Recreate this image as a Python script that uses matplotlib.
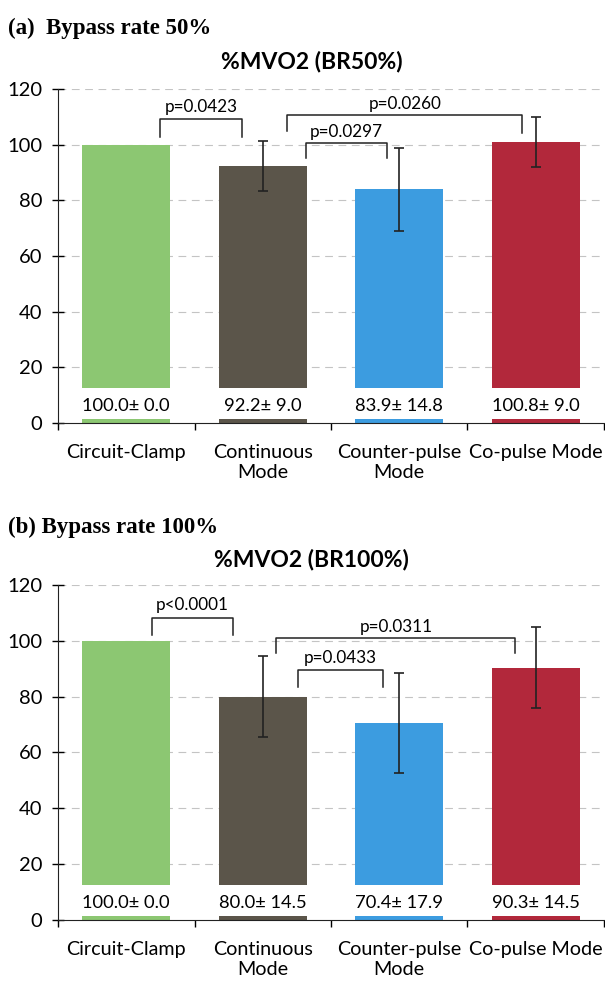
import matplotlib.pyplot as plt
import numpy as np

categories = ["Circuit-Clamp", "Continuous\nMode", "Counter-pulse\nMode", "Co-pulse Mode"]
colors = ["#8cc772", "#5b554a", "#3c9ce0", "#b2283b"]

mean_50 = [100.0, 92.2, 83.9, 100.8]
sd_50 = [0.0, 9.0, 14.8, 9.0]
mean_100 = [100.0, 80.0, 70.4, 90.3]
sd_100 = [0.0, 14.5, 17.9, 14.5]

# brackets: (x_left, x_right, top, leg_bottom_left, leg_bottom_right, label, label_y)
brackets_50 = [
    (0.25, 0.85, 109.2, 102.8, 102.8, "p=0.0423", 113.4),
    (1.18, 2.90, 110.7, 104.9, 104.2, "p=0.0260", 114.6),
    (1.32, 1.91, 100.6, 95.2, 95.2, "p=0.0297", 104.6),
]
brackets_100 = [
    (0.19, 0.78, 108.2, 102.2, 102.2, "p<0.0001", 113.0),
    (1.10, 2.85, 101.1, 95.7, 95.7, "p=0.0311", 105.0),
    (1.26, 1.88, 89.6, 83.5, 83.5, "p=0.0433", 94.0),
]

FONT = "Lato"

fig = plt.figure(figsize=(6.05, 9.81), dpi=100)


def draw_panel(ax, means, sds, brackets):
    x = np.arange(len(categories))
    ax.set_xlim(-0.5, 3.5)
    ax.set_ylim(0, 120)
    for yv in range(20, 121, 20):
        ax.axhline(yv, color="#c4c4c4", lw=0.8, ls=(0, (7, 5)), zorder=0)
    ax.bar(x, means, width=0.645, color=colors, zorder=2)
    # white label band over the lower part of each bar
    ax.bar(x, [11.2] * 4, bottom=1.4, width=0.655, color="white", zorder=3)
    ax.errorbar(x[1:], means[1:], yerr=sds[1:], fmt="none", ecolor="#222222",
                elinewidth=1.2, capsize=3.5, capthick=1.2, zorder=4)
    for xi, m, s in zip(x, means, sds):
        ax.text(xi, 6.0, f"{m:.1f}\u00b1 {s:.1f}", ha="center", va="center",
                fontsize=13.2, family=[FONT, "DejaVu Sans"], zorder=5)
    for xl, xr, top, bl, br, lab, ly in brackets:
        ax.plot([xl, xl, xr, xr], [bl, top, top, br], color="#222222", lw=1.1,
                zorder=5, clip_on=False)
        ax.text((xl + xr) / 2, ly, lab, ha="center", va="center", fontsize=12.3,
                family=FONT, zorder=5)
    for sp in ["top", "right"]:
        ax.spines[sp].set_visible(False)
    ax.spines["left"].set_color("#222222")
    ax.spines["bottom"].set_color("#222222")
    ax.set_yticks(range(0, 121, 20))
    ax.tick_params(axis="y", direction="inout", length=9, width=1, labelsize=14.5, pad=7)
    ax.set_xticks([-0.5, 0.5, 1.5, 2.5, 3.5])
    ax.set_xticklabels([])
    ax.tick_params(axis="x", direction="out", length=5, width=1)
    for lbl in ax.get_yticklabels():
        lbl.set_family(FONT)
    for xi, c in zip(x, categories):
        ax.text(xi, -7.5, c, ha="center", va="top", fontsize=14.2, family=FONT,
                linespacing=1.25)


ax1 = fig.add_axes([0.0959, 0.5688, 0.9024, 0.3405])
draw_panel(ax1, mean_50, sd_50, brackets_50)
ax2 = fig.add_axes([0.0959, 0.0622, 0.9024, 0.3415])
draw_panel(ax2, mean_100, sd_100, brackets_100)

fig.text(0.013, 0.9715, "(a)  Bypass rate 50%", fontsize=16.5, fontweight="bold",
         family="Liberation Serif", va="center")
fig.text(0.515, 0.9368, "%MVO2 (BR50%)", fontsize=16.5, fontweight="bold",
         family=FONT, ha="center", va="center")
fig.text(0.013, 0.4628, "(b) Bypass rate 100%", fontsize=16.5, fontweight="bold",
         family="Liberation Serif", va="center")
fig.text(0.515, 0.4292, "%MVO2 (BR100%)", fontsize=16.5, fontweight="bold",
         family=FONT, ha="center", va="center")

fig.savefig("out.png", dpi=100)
◆ ◆ ◆
_The task_
Scan the material above. Extract every line in which the word "matplotlib" occurs.

_Exercise response_
Recreate this image as a Python script that uses matplotlib.
import matplotlib.pyplot as plt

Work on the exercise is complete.